Na primeira entrevista após a demissão de agosto de 2022, o antigo vice-presidente do Vitória Sport Clube esclarece as razões da renúncia: falta de colegialidade, ausência de pareces técnicos para sustentar as decisões e o “modus operandi” nas contratações e nos despedimentos. Na entrevista em exclusivo ao jornal O Conquistador, o advogado vimaranense, de 46 anos, fala ainda da equipa B, da formação, do futuro do Vitória, da sua passagem pelo Xico Andebol e da possibilidade de desempenhar um cargo político.

 

ENTREVISTA: Esser Jorge Silva e José Luís Ribeiro

 

É-lhe atribuído o mérito de recuperar financeiramente e de estruturar o Xico Andebol. Sentiu reconhecimento público por esse trabalho?
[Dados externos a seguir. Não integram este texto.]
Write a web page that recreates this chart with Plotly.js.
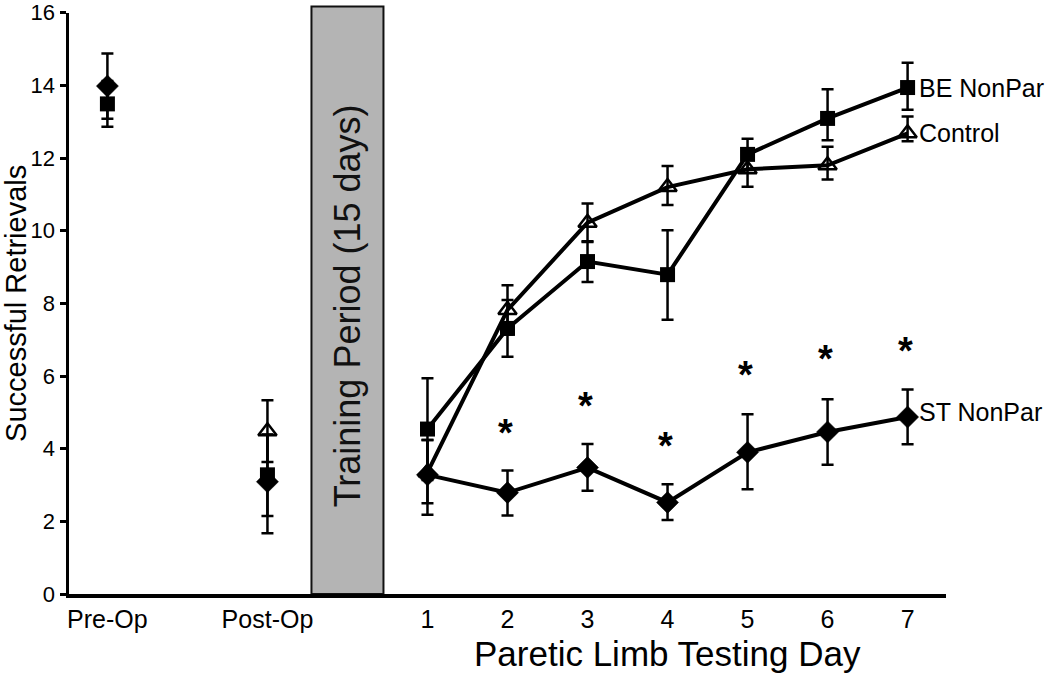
<!DOCTYPE html>
<html>
<head>
<meta charset="utf-8">
<script src="https://cdn.plot.ly/plotly-3.0.1.min.js"></script>
<style>html,body{margin:0;padding:0;background:#fff;}#chart{width:1050px;height:673px;}</style>
</head>
<body>
<div id="chart"></div>
<script>
// ---- Data ----
const slots = ['Pre-Op', '', 'Post-Op', 'Training', '1', '2', '3', '4', '5', '6', '7'];
const phaseLabels = ['Pre-Op', 'Post-Op'];
const dayLabels = ['1', '2', '3', '4', '5', '6', '7'];
const tickLabels = ['Pre-Op', 'Post-Op', '1', '2', '3', '4', '5', '6', '7'];

const controlName = 'Control';
const controlPhase = [null, 4.48];
const controlPhasePlus = [0, 0.85];
const controlPhaseMinus = [0, 0.85];
const controlDays = [3.35, 7.82, 10.22, 11.20, 11.69, 11.80, 12.68];
const controlDaysPlus = [0.89, 0.68, 0.53, 0.58, 0.48, 0.51, 0.46];
const controlDaysMinus = [0.85, 0.68, 0.53, 0.49, 0.48, 0.39, 0.22];

const beName = 'BE NonPar';
const bePhase = [13.49, 3.28];
const bePhasePlus = [0.63, 1.10];
const bePhaseMinus = [0.63, 1.13];
const beDays = [4.54, 7.31, 9.15, 8.79, 12.10, 13.09, 13.94];
const beDaysPlus = [1.40, 0.78, 0.56, 1.22, 0.43, 0.80, 0.68];
const beDaysMinus = [1.40, 0.78, 0.56, 1.24, 0.43, 0.60, 0.61];

const stName = 'ST NonPar';
const stPhase = [13.98, 3.09];
const stPhasePlus = [0.90, 1.30];
const stPhaseMinus = [0.90, 1.42];
const stDays = [3.28, 2.79, 3.48, 2.52, 3.90, 4.46, 4.87];
const stDaysPlus = [0.96, 0.61, 0.65, 0.50, 1.05, 0.90, 0.76];
const stDaysMinus = [1.10, 0.63, 0.64, 0.48, 1.02, 0.90, 0.75];

const starDays = ['2', '3', '4', '5', '6', '7'];
const starValues = [4.66, 5.39, 4.29, 6.24, 6.70, 6.91];

const trainingSlot = 'Training';
const trainingLabel = 'Training Period (15 days)';
const trainingHeight = 16.17;
const trainingLabelCenter = 7.93;

const xTitle = 'Paretic Limb Testing Day';
const xTitleAt = '4';
const yTitle = 'Successful Retrievals';

// ---- Helpers ----
const pos = s => slots.indexOf(s);
const FONT = 'Liberation Sans, Arial, Helvetica, sans-serif';

function series(labels, values, plus, minus, symbol, size, lineW, withLine) {
  return {
    type: 'scatter',
    x: labels.map(pos),
    y: values,
    mode: withLine ? 'lines+markers' : 'markers',
    line: {color: '#000', width: 4},
    marker: {symbol: symbol, size: size, color: '#000', line: {color: '#000', width: lineW}},
    error_y: {type: 'data', symmetric: false, array: plus, arrayminus: minus,
              color: '#000', thickness: 2.5, width: 6},
    cliponaxis: false,
    hoverinfo: 'skip',
    showlegend: false
  };
}

const traces = [
  series(dayLabels, controlDays, controlDaysPlus, controlDaysMinus, 'triangle-up-open', 16, 2.5, true),
  series(dayLabels, beDays, beDaysPlus, beDaysMinus, 'square', 15, 0, true),
  series(dayLabels, stDays, stDaysPlus, stDaysMinus, 'diamond', 17, 0.5, true),
  series(phaseLabels, controlPhase, controlPhasePlus, controlPhaseMinus, 'triangle-up-open', 16, 2.5, false),
  series(phaseLabels, bePhase, bePhasePlus, bePhaseMinus, 'square', 15, 0, false),
  series(phaseLabels, stPhase, stPhasePlus, stPhaseMinus, 'diamond', 17, 0.5, false),
  {
    type: 'bar', x: [pos(trainingSlot)], y: [trainingHeight], width: [0.9],
    xaxis: 'x2', yaxis: 'y2',
    marker: {color: '#b4b4b4', line: {color: '#111', width: 2}},
    hoverinfo: 'skip', showlegend: false
  }
];

const annotations = [];
// asterisks
starDays.forEach((d, i) => annotations.push({
  x: pos(d), y: starValues[i], xref: 'x', yref: 'y', text: '<b>*</b>', showarrow: false,
  font: {family: FONT, size: 38, color: '#000'}, xanchor: 'center', yanchor: 'middle', yshift: -8, xshift: -2
}));
// series labels
const last = arr => arr[arr.length - 1];
[[beName, last(beDays)], [controlName, last(controlDays)], [stName, last(stDays)]].forEach(([t, v], i) => annotations.push({
  x: pos(last(dayLabels)), y: v, xref: 'x', yref: 'y', text: t, showarrow: false,
  font: {family: FONT, size: 25, color: '#000'}, xanchor: 'left', yanchor: 'middle', xshift: 9,
  yshift: i === 2 ? 5 : 0
}));
// training label
annotations.push({
  x: pos(trainingSlot), y: trainingLabelCenter, xref: 'x', yref: 'y', text: trainingLabel,
  textangle: -90, showarrow: false, font: {family: FONT, size: 36, color: '#111'},
  xanchor: 'center', yanchor: 'middle'
});
// x title
annotations.push({
  x: pos(xTitleAt), y: 0, xref: 'x', yref: 'paper', text: xTitle, showarrow: false,
  font: {family: FONT, size: 35, color: '#000'}, xanchor: 'center', yanchor: 'top', yshift: -38
});

const plotTop = 4, plotBottom = 594, axisTopPx = 12.7;
const yDomainTop = (plotBottom - axisTopPx) / (plotBottom - plotTop);
const xr = [-0.48, 10.48];

const layout = {
  width: 1050, height: 673,
  margin: {l: 69, r: 104, t: plotTop, b: 673 - plotBottom, pad: 0},
  paper_bgcolor: '#fff', plot_bgcolor: 'rgba(0,0,0,0)',
  font: {family: FONT, color: '#000'},
  showlegend: false,
  xaxis: {
    domain: [0, 1], range: xr, showgrid: false, zeroline: false,
    showline: true, linecolor: '#000', linewidth: 3.5, ticks: '',
    tickmode: 'array', tickvals: tickLabels.map(pos), ticktext: tickLabels,
    tickfont: {family: FONT, size: 25, color: '#000'}, anchor: 'y'
  },
  yaxis: {
    domain: [0, yDomainTop], range: [0, 16], dtick: 2, showgrid: false, zeroline: false,
    showline: true, linecolor: '#000', linewidth: 3.5,
    ticks: 'outside', ticklen: 6, tickwidth: 3, tickcolor: '#000',
    tickfont: {family: FONT, size: 22, color: '#000'},
    title: {text: yTitle, font: {family: FONT, size: 29, color: '#000'}, standoff: 14},
    anchor: 'x'
  },
  xaxis2: {domain: [0, 1], range: xr, visible: false, anchor: 'y2'},
  yaxis2: {domain: [0, 1], range: [0, 16 / yDomainTop], visible: false, anchor: 'x2'},
  annotations: annotations
};

Plotly.newPlot('chart', traces, layout, {displayModeBar: false, staticPlot: true});
</script>
</body>
</html>
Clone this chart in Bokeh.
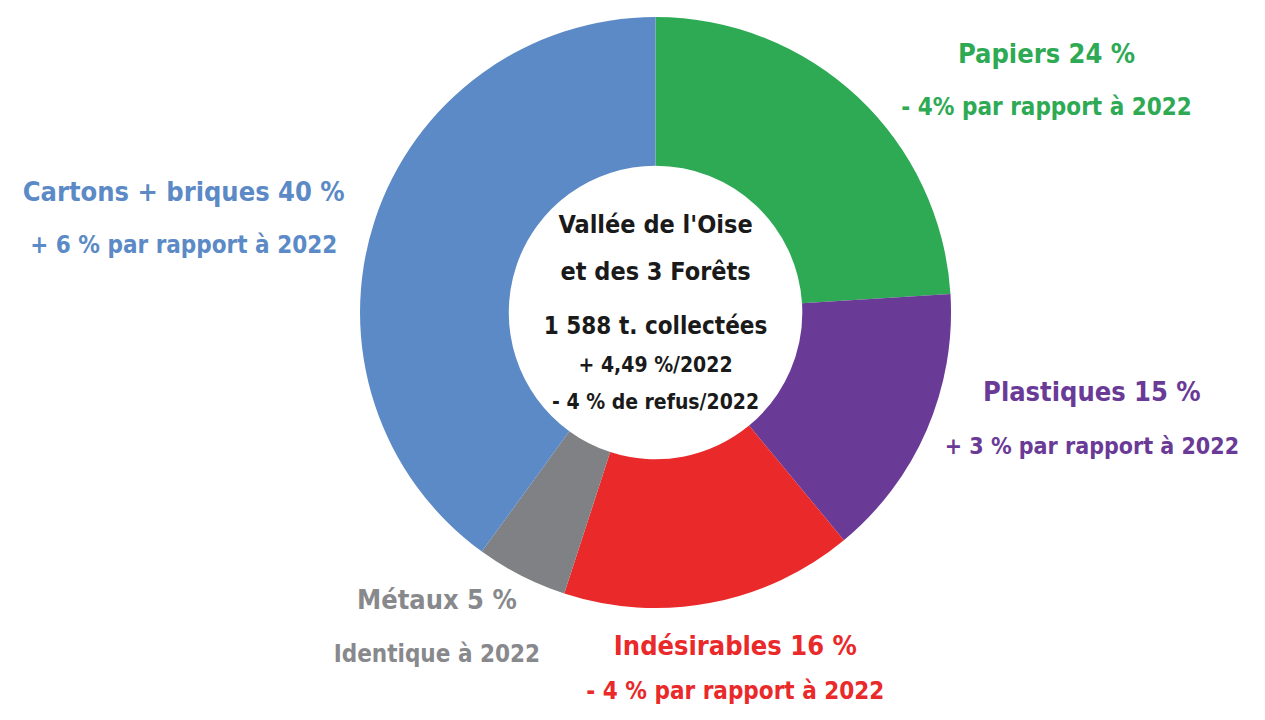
import math
from bokeh.plotting import figure
from bokeh.models import ColumnDataSource, Range1d
from bokeh.core.properties import value
from bokeh.embed import file_html
from bokeh.resources import INLINE

# ---- data ----
categories = ["Papiers", "Plastiques", "Indésirables", "Métaux", "Cartons + briques"]
shares = [24, 15, 16, 5, 40]
labels = ["Papiers 24 %", "Plastiques 15 %", "Indésirables 16 %", "Métaux 5 %", "Cartons + briques 40 %"]
sublabels = ["- 4% par rapport à 2022", "+ 3 % par rapport à 2022", "- 4 % par rapport à 2022",
             "Identique à 2022", "+ 6 % par rapport à 2022"]
center_lines = ["Vallée de l'Oise", "et des 3 Forêts", "1 588 t. collectées", "+ 4,49 %/2022", "- 4 % de refus/2022"]

# ---- styles / layout ----
colors = ["#2EAA54", "#6A3A97", "#E9292A", "#7F8185", "#5B8AC6"]
text_colors = ["#2EAA54", "#6A3A97", "#E9292A", "#88898C", "#5B8AC6"]
FONT = "DejaVu Sans Condensed"
W, H = 1249, 704
REF_H = 720
cx, cy = 655, REF_H - 312
R_OUT, R_IN = 300, 149

# label positions in reference pixels (x, y of title line, y of subtitle line)
label_pos = [(1052, 48, 102), (1098, 393, 448), (736, 652, 698), (433, 605, 660), (176, 188, 243)]
sub_size = ["24px", "23px", "24px", "24px", "24px"]
center_y = [222, 270, 326, 366, 403]
center_size = ["25px", "25px", "24px", "21px", "21px"]

total = float(sum(shares))
starts, ends = [], []
a = math.pi / 2
for s in shares:
    starts.append(a)
    a -= s / total * 2 * math.pi
    ends.append(a)

src = ColumnDataSource(dict(cat=categories, start=starts, end=ends, color=colors))

p = figure(width=W, height=H, output_backend="svg", toolbar_location=None,
           x_range=Range1d(-10, 1258), y_range=Range1d(8, 726.4),
           min_border=0, outline_line_color=None, background_fill_color="white")
p.axis.visible = False
p.grid.visible = False

p.annular_wedge(x=cx, y=cy, inner_radius=R_IN, outer_radius=R_OUT,
                start_angle="start", end_angle="end", direction="clock",
                color="color", line_color=None, source=src)

for lab, sub, col, (lx, ly1, ly2), ss in zip(labels, sublabels, text_colors, label_pos, sub_size):
    p.text(x=[lx], y=[REF_H - ly1], text=[lab], text_color=col, text_font=value(FONT),
           text_font_style="bold", text_font_size="27px", text_align="center", text_baseline="middle")
    p.text(x=[lx], y=[REF_H - ly2], text=[sub], text_color=col, text_font=value(FONT),
           text_font_style="bold", text_font_size=ss, text_align="center", text_baseline="middle")

for line, yy, fs in zip(center_lines, center_y, center_size):
    p.text(x=[cx], y=[REF_H - yy], text=[line], text_color="#1a1a1a", text_font=value(FONT),
           text_font_style="bold", text_font_size=fs, text_align="center", text_baseline="middle")

open("out.html", "w").write(file_html(p, INLINE))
Senti reconhecimento de quem esperava: da minha família, dos meus amigos, da “tribo” do Andebol (Federação: Miguel Laranjeiro e Augusto Silva; Presidente da Associação, Manuel Moreira), dos sócios, treinadores, jogadores, colaboradores, dos fornecedores, patrocinadores e de quem fez parte daquela equipa (Direção e demais Órgãos Sociais). Esse é o maior reconhecimento para quem trabalha no recato para, no futuro, entregar o clube melhor do que o recebeu. Não precisa de outro.

 

A “receita” aplicada na recuperação do Xico era possível no Vitória?

Há valores e princípios que se aplicam a todas as organizações desportivas mas ao nível de exigência e de recursos são exponencialmente mais elevados no Vitória. O Xico Andebol é uma estrutura amadora que teve uma gestão profissional, o Vitória é uma estrutura profissional e nunca deveria ter tido uma gestão amadora.

 

“Transparência” é uma palavra que lhe assenta? Sejamos então transparentes: porque se demitiu de Vice-Presidente do Vitória?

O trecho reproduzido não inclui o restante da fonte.